Think about what this means for you as a child of God. The Father, when he affirmed Jesus, was affirming over a decade of what we might term “secular” work. The carpenter of Nazareth forever consecrated manual labor.
We may think an awful lot of working for God and being used by God. It’s much better to please God than to be used by him.
Judas was used by God in the story of our atonement, but it would be better for him if he were never born.
The Pharaoh at the time of the Exodus was greatly used by God. God said that he had raised Pharaoh up for the purpose of showing his power and declaring his name in all the earth. But Pharaoh was determinedly wicked. He was part of a genocidal regime. He opposed the plan of God repeatedly. By God’s grace, his reign of ungodliness set the scene for a unprecedented revelation of God’s love and judgment.
So being used by God is not such a great goal in and of itself. Many men are used by God not because of their greatness, but in spite of their great wickedness. It is better to please God than to be used by God.

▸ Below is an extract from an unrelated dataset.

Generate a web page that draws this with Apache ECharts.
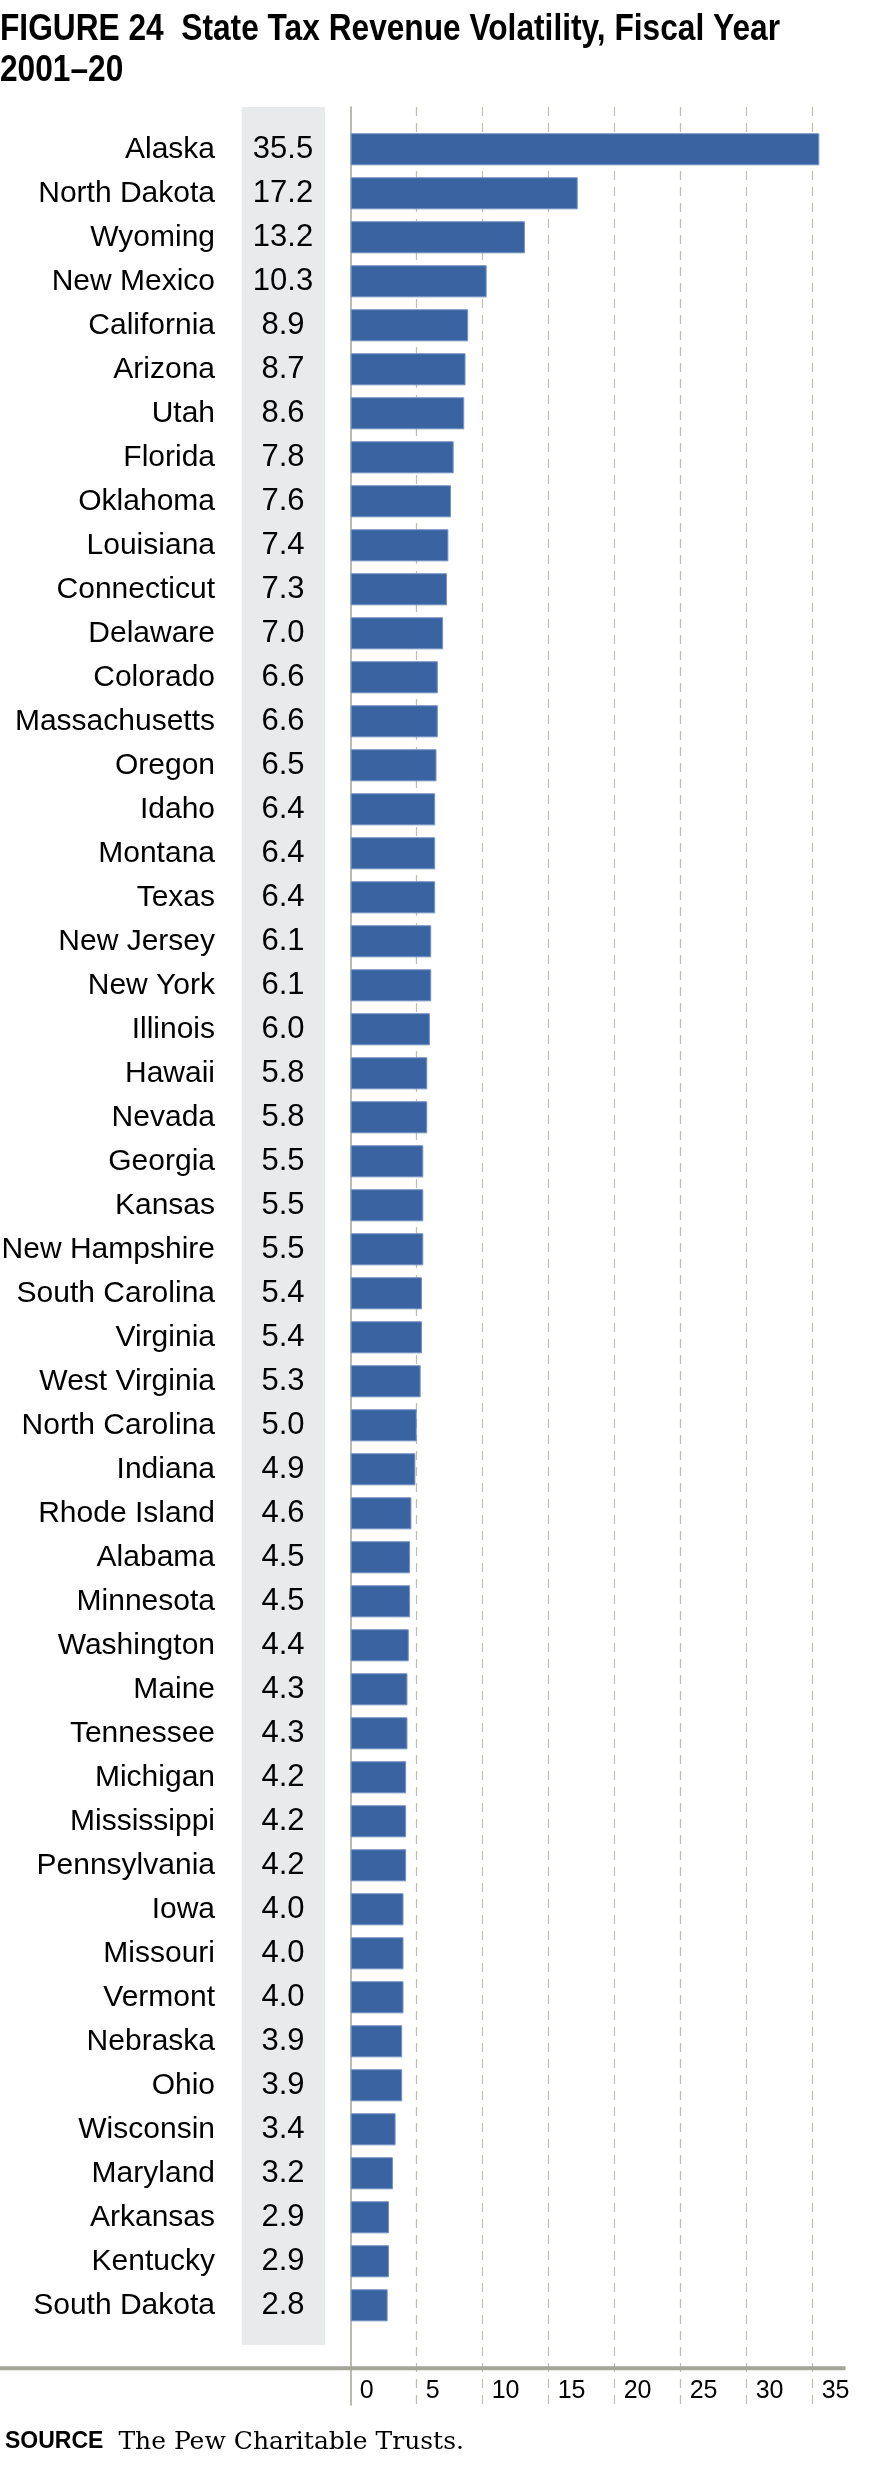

When God gave Jesus this word of approval, Jesus had been working with his hands. Baptism had marked his commitment to his mission, but his mission had not begun. He had no disciples yet. We do not know of any spiritual work that he had done. He had merely committed himself to God.
I remember telling a friend that I didn’t know what to pray for. I had been teaching, praying and interceding, in an intense atmosphere of spiritual work. My friend told me, “Even a soldier is in the reserves sometimes.” A soldier cannot fight all the time, and an intercessor cannot intercede all the time. Man was not made for the battle, but for God’s pleasure:
“For thou hast created all things, and for thy pleasure they are and were created.” (Revelation 4:11, KJV)
Times of prolonged illness must teach us this lesson: God is pleased with us, first and foremost, apart from anything that we do for him. The desert cannot take away this immutable pleasure of God.
May every sabbath remind us that our work is not the basis for the pleasure of God. God’s week begins with work; man’s week begins with the sabbath. The Father was pleased with Jesus before his spiritual work began, and he can be pleased with us in the desert place, where there is not another soul to whom we can minister.
Father, may we be affirmed in your pleasure, apart from any work that we do, but simply because you are our Father. You smiled on Jesus as he committed his days to you through baptism; we commit our days to you now.